>> Begin Material

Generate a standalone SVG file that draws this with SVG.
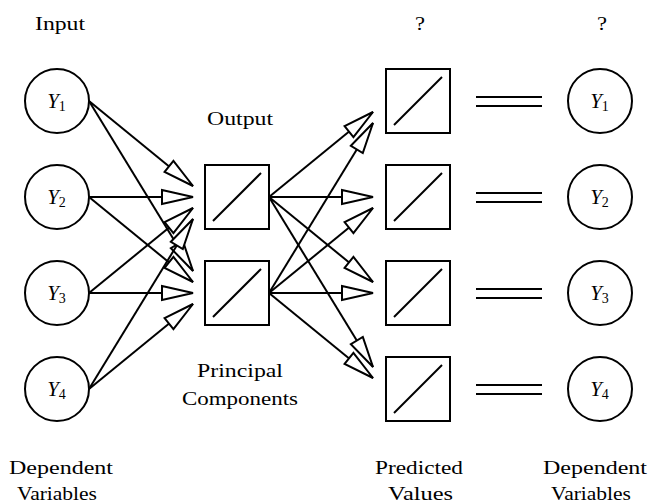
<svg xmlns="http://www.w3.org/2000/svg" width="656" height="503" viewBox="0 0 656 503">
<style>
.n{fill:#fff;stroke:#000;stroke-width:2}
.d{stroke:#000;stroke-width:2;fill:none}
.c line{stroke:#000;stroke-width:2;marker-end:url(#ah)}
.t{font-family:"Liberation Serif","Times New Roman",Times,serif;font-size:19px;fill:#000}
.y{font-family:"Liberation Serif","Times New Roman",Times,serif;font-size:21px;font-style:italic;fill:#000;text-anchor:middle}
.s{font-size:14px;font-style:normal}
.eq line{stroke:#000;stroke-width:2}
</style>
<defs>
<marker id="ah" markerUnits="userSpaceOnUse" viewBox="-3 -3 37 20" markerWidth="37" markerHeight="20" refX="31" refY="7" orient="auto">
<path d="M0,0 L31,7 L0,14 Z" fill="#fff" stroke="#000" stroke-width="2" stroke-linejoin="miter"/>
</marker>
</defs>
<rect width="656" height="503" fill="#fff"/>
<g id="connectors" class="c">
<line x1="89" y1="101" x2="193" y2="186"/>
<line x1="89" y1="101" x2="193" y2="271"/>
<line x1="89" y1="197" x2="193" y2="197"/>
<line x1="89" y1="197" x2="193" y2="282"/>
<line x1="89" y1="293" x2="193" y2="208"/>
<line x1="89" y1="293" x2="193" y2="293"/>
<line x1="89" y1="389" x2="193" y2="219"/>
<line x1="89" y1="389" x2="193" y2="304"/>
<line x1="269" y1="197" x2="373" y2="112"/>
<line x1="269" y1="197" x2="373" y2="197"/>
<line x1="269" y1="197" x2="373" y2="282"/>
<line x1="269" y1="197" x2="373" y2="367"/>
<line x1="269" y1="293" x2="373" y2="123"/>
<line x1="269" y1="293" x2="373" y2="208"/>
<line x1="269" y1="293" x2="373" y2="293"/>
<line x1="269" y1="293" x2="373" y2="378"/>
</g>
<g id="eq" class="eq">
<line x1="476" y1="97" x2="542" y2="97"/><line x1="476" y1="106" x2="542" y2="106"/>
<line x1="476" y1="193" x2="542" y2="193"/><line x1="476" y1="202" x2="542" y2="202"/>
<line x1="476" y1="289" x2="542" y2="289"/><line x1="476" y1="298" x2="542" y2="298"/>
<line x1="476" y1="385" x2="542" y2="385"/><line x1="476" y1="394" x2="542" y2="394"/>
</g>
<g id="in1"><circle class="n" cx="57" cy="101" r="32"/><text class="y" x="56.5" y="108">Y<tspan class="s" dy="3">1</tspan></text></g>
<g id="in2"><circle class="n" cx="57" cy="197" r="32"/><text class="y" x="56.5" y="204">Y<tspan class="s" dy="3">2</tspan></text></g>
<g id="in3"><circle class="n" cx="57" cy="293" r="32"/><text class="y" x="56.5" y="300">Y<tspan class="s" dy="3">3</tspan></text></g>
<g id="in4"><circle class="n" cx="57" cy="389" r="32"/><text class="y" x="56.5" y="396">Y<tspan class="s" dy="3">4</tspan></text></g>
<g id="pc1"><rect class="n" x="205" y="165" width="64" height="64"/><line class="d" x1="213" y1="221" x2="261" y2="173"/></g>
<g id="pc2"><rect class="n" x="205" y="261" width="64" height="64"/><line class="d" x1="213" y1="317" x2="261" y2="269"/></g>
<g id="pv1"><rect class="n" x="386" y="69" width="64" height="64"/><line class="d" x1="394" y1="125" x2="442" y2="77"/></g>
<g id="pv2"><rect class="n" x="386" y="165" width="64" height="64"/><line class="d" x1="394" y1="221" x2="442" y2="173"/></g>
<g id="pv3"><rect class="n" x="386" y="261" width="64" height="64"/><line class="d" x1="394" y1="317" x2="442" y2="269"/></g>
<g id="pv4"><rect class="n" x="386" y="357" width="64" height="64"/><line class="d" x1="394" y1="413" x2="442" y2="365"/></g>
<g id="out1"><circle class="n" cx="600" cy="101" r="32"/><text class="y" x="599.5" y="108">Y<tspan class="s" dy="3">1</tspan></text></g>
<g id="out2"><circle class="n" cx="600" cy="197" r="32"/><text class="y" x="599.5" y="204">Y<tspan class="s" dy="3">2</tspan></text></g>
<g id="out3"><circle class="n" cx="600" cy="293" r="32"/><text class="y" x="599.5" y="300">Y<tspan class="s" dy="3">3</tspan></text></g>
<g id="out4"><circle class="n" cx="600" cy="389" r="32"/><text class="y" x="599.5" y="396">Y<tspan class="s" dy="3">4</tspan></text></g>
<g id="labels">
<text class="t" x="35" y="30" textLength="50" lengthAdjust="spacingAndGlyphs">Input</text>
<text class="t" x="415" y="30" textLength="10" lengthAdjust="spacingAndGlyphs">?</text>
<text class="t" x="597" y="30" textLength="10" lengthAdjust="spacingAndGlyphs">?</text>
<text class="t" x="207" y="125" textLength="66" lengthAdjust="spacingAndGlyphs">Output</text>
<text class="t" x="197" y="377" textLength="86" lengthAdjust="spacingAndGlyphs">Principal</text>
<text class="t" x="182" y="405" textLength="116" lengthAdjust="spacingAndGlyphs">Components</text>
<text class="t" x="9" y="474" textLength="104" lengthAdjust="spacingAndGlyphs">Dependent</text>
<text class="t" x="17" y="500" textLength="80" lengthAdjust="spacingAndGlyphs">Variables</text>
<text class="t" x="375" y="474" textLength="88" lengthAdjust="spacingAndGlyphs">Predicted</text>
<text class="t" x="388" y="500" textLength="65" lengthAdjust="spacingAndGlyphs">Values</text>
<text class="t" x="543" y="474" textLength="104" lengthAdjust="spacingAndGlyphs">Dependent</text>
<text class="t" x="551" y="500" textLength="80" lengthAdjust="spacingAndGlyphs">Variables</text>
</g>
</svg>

>> End Material

To do: The data above should be repeated exactly, minus any pictures.

Exercise result:
Generate a standalone SVG file that draws this with SVG.
<svg xmlns="http://www.w3.org/2000/svg" width="656" height="503" viewBox="0 0 656 503">
<style>
.n{fill:#fff;stroke:#000;stroke-width:2}
.d{stroke:#000;stroke-width:2;fill:none}
.c line{stroke:#000;stroke-width:2;marker-end:url(#ah)}
.t{font-family:"Liberation Serif","Times New Roman",Times,serif;font-size:19px;fill:#000}
.y{font-family:"Liberation Serif","Times New Roman",Times,serif;font-size:21px;font-style:italic;fill:#000;text-anchor:middle}
.s{font-size:14px;font-style:normal}
.eq line{stroke:#000;stroke-width:2}
</style>
<defs>
<marker id="ah" markerUnits="userSpaceOnUse" viewBox="-3 -3 37 20" markerWidth="37" markerHeight="20" refX="31" refY="7" orient="auto">
<path d="M0,0 L31,7 L0,14 Z" fill="#fff" stroke="#000" stroke-width="2" stroke-linejoin="miter"/>
</marker>
</defs>
<rect width="656" height="503" fill="#fff"/>
<g id="connectors" class="c">
<line x1="89" y1="101" x2="193" y2="186"/>
<line x1="89" y1="101" x2="193" y2="271"/>
<line x1="89" y1="197" x2="193" y2="197"/>
<line x1="89" y1="197" x2="193" y2="282"/>
<line x1="89" y1="293" x2="193" y2="208"/>
<line x1="89" y1="293" x2="193" y2="293"/>
<line x1="89" y1="389" x2="193" y2="219"/>
<line x1="89" y1="389" x2="193" y2="304"/>
<line x1="269" y1="197" x2="373" y2="112"/>
<line x1="269" y1="197" x2="373" y2="197"/>
<line x1="269" y1="197" x2="373" y2="282"/>
<line x1="269" y1="197" x2="373" y2="367"/>
<line x1="269" y1="293" x2="373" y2="123"/>
<line x1="269" y1="293" x2="373" y2="208"/>
<line x1="269" y1="293" x2="373" y2="293"/>
<line x1="269" y1="293" x2="373" y2="378"/>
</g>
<g id="eq" class="eq">
<line x1="476" y1="97" x2="542" y2="97"/><line x1="476" y1="106" x2="542" y2="106"/>
<line x1="476" y1="193" x2="542" y2="193"/><line x1="476" y1="202" x2="542" y2="202"/>
<line x1="476" y1="289" x2="542" y2="289"/><line x1="476" y1="298" x2="542" y2="298"/>
<line x1="476" y1="385" x2="542" y2="385"/><line x1="476" y1="394" x2="542" y2="394"/>
</g>
<g id="in1"><circle class="n" cx="57" cy="101" r="32"/><text class="y" x="56.5" y="108">Y<tspan class="s" dy="3">1</tspan></text></g>
<g id="in2"><circle class="n" cx="57" cy="197" r="32"/><text class="y" x="56.5" y="204">Y<tspan class="s" dy="3">2</tspan></text></g>
<g id="in3"><circle class="n" cx="57" cy="293" r="32"/><text class="y" x="56.5" y="300">Y<tspan class="s" dy="3">3</tspan></text></g>
<g id="in4"><circle class="n" cx="57" cy="389" r="32"/><text class="y" x="56.5" y="396">Y<tspan class="s" dy="3">4</tspan></text></g>
<g id="pc1"><rect class="n" x="205" y="165" width="64" height="64"/><line class="d" x1="213" y1="221" x2="261" y2="173"/></g>
<g id="pc2"><rect class="n" x="205" y="261" width="64" height="64"/><line class="d" x1="213" y1="317" x2="261" y2="269"/></g>
<g id="pv1"><rect class="n" x="386" y="69" width="64" height="64"/><line class="d" x1="394" y1="125" x2="442" y2="77"/></g>
<g id="pv2"><rect class="n" x="386" y="165" width="64" height="64"/><line class="d" x1="394" y1="221" x2="442" y2="173"/></g>
<g id="pv3"><rect class="n" x="386" y="261" width="64" height="64"/><line class="d" x1="394" y1="317" x2="442" y2="269"/></g>
<g id="pv4"><rect class="n" x="386" y="357" width="64" height="64"/><line class="d" x1="394" y1="413" x2="442" y2="365"/></g>
<g id="out1"><circle class="n" cx="600" cy="101" r="32"/><text class="y" x="599.5" y="108">Y<tspan class="s" dy="3">1</tspan></text></g>
<g id="out2"><circle class="n" cx="600" cy="197" r="32"/><text class="y" x="599.5" y="204">Y<tspan class="s" dy="3">2</tspan></text></g>
<g id="out3"><circle class="n" cx="600" cy="293" r="32"/><text class="y" x="599.5" y="300">Y<tspan class="s" dy="3">3</tspan></text></g>
<g id="out4"><circle class="n" cx="600" cy="389" r="32"/><text class="y" x="599.5" y="396">Y<tspan class="s" dy="3">4</tspan></text></g>
<g id="labels">
<text class="t" x="35" y="30" textLength="50" lengthAdjust="spacingAndGlyphs">Input</text>
<text class="t" x="415" y="30" textLength="10" lengthAdjust="spacingAndGlyphs">?</text>
<text class="t" x="597" y="30" textLength="10" lengthAdjust="spacingAndGlyphs">?</text>
<text class="t" x="207" y="125" textLength="66" lengthAdjust="spacingAndGlyphs">Output</text>
<text class="t" x="197" y="377" textLength="86" lengthAdjust="spacingAndGlyphs">Principal</text>
<text class="t" x="182" y="405" textLength="116" lengthAdjust="spacingAndGlyphs">Components</text>
<text class="t" x="9" y="474" textLength="104" lengthAdjust="spacingAndGlyphs">Dependent</text>
<text class="t" x="17" y="500" textLength="80" lengthAdjust="spacingAndGlyphs">Variables</text>
<text class="t" x="375" y="474" textLength="88" lengthAdjust="spacingAndGlyphs">Predicted</text>
<text class="t" x="388" y="500" textLength="65" lengthAdjust="spacingAndGlyphs">Values</text>
<text class="t" x="543" y="474" textLength="104" lengthAdjust="spacingAndGlyphs">Dependent</text>
<text class="t" x="551" y="500" textLength="80" lengthAdjust="spacingAndGlyphs">Variables</text>
</g>
</svg>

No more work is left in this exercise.